Abdelhady alleged that a special relationship exists because GW “undertook an obligation to [her] . . . to act in compliance with both its own and the [WCA’s] policies and procedures.” She also claims that GW’s status as a landowner creates a special relationship. Both claims were rejected.

Abdelhady‘s employment and work-related injury did not give rise to a special relationship. The D.C. Court of Appeals teaches that “most cases claiming negligent infliction of emotional distress have arisen—as we think will continue to arise—in the context of doctor-patient relationships.” Hedgepeth, 22 A.3d at 813. This is so because in the doctor-patient context “the emotional well-being of others is at the core of, or is necessarily implicated by, the undertaking.” Id. On the other hand, “many other relationships, even if they involve fiduciary obligations, generally will not come within the rule, because neither the purpose of the relationship nor the fiduciary’s undertaking is to care for the plaintiff’s well-being; rather the object of the engagement is to obtain a financial, commercial or legal objective.” Id.
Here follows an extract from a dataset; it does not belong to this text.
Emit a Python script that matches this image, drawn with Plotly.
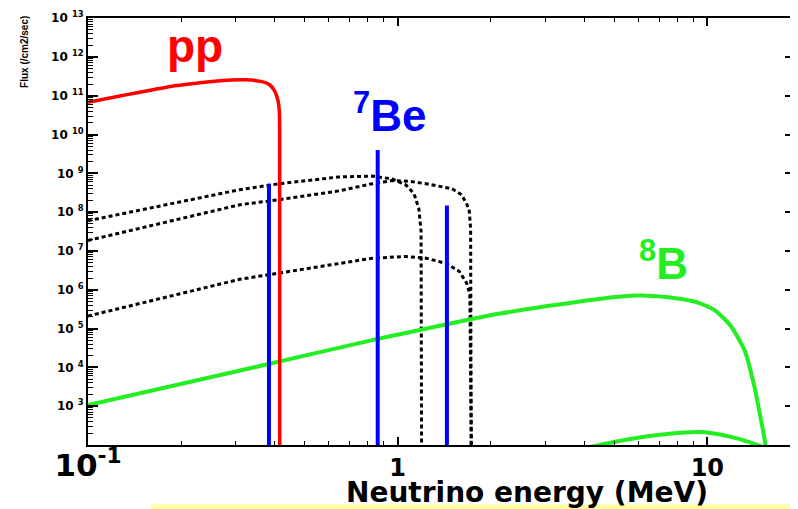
import plotly.graph_objects as go

# ---------------- data ----------------
pp_energy = [0.1, 0.128, 0.185, 0.268, 0.321, 0.361, 0.385, 0.400, 0.410, 0.415, 0.4158, 0.416]
pp_flux = [6.8e10, 1.0e11, 1.74e11, 2.45e11, 2.57e11, 2.35e11, 1.95e11, 1.35e11, 7.9e10, 3.7e10, 1.0e9, 1.0e1]

n13_energy = [0.1, 0.18, 0.309, 0.415, 0.648, 0.828, 0.96, 1.064, 1.13, 1.17, 1.19, 1.195]
n13_flux = [6.0e7, 1.6e8, 3.8e8, 5.4e8, 8.1e8, 8.5e8, 7.2e8, 5.0e8, 2.95e8, 1.23e8, 3.2e7, 1.0e1]

o15_energy = [0.1, 0.18, 0.309, 0.415, 0.648, 0.828, 0.96, 1.08, 1.235, 1.50, 1.61, 1.70, 1.72, 1.728]
o15_flux = [1.86e7, 5.6e7, 1.55e8, 2.1e8, 3.55e8, 5.4e8, 6.5e8, 6.3e8, 5.4e8, 4.0e8, 2.8e8, 1.23e8, 3.8e7, 1.0e1]

f17_energy = [0.1, 0.18, 0.309, 0.415, 0.648, 0.828, 1.064, 1.235, 1.43, 1.58, 1.67, 1.71, 1.735]
f17_flux = [2.1e5, 6.6e5, 1.86e6, 2.7e6, 4.8e6, 6.5e6, 7.2e6, 6.5e6, 4.8e6, 3.0e6, 1.48e6, 7.9e5, 1.0e1]

b8_energy = [0.1, 0.3, 0.87, 1.07, 2.12, 4.46, 5.17, 6.0, 6.7, 8.25, 9.36, 10.6, 11.9, 13.2, 14.2, 14.9, 15.4, 15.5]
b8_flux = [1.07e3, 7.8e3, 5.5e4, 7.8e4, 2.4e5, 5.75e5, 6.6e5, 7.1e5, 6.9e5, 5.75e5, 4.6e5, 2.9e5, 1.17e5, 2.7e4, 3.1e3, 4.4e2, 1.0e2, 1.0e1]

hep_energy = [4.2, 5.7, 7.3, 9.58, 11.9, 13.6, 15.0]
hep_flux = [9.0e1, 1.45e2, 1.9e2, 2.15e2, 1.62e2, 1.2e2, 9.0e1]

line_energy = [0.384, 0.862, 1.442]
line_flux = [5.4e8, 4.0e9, 1.48e8]
line_floor = 1.0e1

x_tickvals = [0.1, 1, 10]
x_ticktext = ["<span style='font-size:31px'>10<sup>-1</sup></span>", "1", "10"]
y_tickvals = [1e3, 1e4, 1e5, 1e6, 1e7, 1e8, 1e9, 1e10, 1e11, 1e12, 1e13]
y_ticktext = ["10 <sup>%d</sup>" % k for k in range(3, 14)]

RED = "#FF0000"
BLUE = "#0000FF"
GREEN = "#22EE22"

fig = go.Figure()

dot = dict(color="black", width=3, dash="4px,3px")
for ex, fx in [(n13_energy, n13_flux), (o15_energy, o15_flux), (f17_energy, f17_flux)]:
    fig.add_trace(go.Scatter(x=ex, y=fx, mode="lines", line=dot, hoverinfo="skip"))

fig.add_trace(go.Scatter(x=b8_energy, y=b8_flux, mode="lines",
                         line=dict(color=GREEN, width=4, shape="spline", smoothing=0.6)))
fig.add_trace(go.Scatter(x=hep_energy, y=hep_flux, mode="lines",
                         line=dict(color=GREEN, width=4, shape="spline")))

for e, f in zip(line_energy, line_flux):
    fig.add_trace(go.Scatter(x=[e, e], y=[line_floor, f], mode="lines",
                             line=dict(color=BLUE, width=4)))

fig.add_trace(go.Scatter(x=pp_energy, y=pp_flux, mode="lines",
                         line=dict(color=RED, width=3.5, shape="spline", smoothing=0.5)))

axis_common = dict(
    showline=True, linecolor="black", linewidth=2, mirror="ticks",
    ticks="inside", tickcolor="black", showgrid=False, zeroline=False,
    ticklabeloverflow="allow",
)

fig.update_xaxes(
    type="log", range=[-1, 1.283], tickvals=x_tickvals, ticktext=x_ticktext,
    ticklen=8, tickwidth=1.5,
    tickfont=dict(family="DejaVu Sans", size=24, color="black", weight="bold"),
    minor=dict(ticks="inside", ticklen=4, tickwidth=1, tickcolor="black", dtick="D1", showgrid=False),
    **axis_common,
)
fig.update_yaxes(
    type="log", range=[1.999, 13.004], tickvals=y_tickvals, ticktext=y_ticktext,
    ticklen=10, tickwidth=1.5,
    tickfont=dict(family="DejaVu Sans", size=12, color="black", weight="bold"),
    minor=dict(ticks="inside", ticklen=5, tickwidth=1, tickcolor="black", dtick="D1", showgrid=False),
    **axis_common,
)

# The page body adds an 8px offset; the figure is sized so the plot lands where the reference has it.
OFF = 8
W, H = 798 - OFF, 509 - OFF
L, R, T, B = 88 - OFF, 1, 15 - OFF, 64
pw, ph = W - L - R, H - T - B


def px(x):
    return (x - OFF - L) / pw


def py(y):
    return (H - B - (y - OFF)) / ph


annotations = [
    dict(text="pp", x=px(195), y=py(43), font=dict(family="Liberation Sans", size=46, color=RED, weight="bold")),
    dict(text="<sup>7</sup>Be", x=px(390), y=py(110), font=dict(family="Liberation Sans", size=44, color=BLUE, weight="bold")),
    dict(text="<sup>8</sup>B", x=px(665), y=py(259), font=dict(family="Liberation Sans", size=44, color=GREEN, weight="bold")),
    dict(text="Neutrino energy (MeV)", x=px(528), y=py(493),
         font=dict(family="DejaVu Sans", size=28, color="black", weight="bold")),
    dict(text="Flux (/cm2/sec)", x=px(25), y=py(49), textangle=-90,
         font=dict(family="Liberation Sans", size=10, color="black", weight="bold")),
]
for a in annotations:
    a.update(xref="paper", yref="paper", showarrow=False, xanchor="center", yanchor="middle")
fig.update_layout(annotations=annotations)

fig.add_shape(type="rect", xref="paper", yref="paper",
              x0=px(151), x1=px(800), y0=py(510), y1=py(505),
              fillcolor="#FFFF99", line=dict(width=0), layer="below")

fig.update_layout(
    width=W, height=H, margin=dict(l=L, r=R, t=T, b=B),
    plot_bgcolor="white", paper_bgcolor="white", showlegend=False,
)

fig.write_html("out.html")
Abdelhady has failed to allege that she and Defendants were engaged in “a relationship or undertaking . . . that necessarily implicates [her] emotional well-being.” The special relationship that Abdelhady describes is merely an employment relationship. And it is well established that “merely alleging an employer-employee relationship forecloses any special relationship liability.” Nor is there any reason to think that it is “especially likely that serious emotional distress will result from” negligence in the administration of her workers’ compensation claim. 

The case is Abdelhady v. George Washington Univ., 2022 U.S. Dist. LEXIS 216915.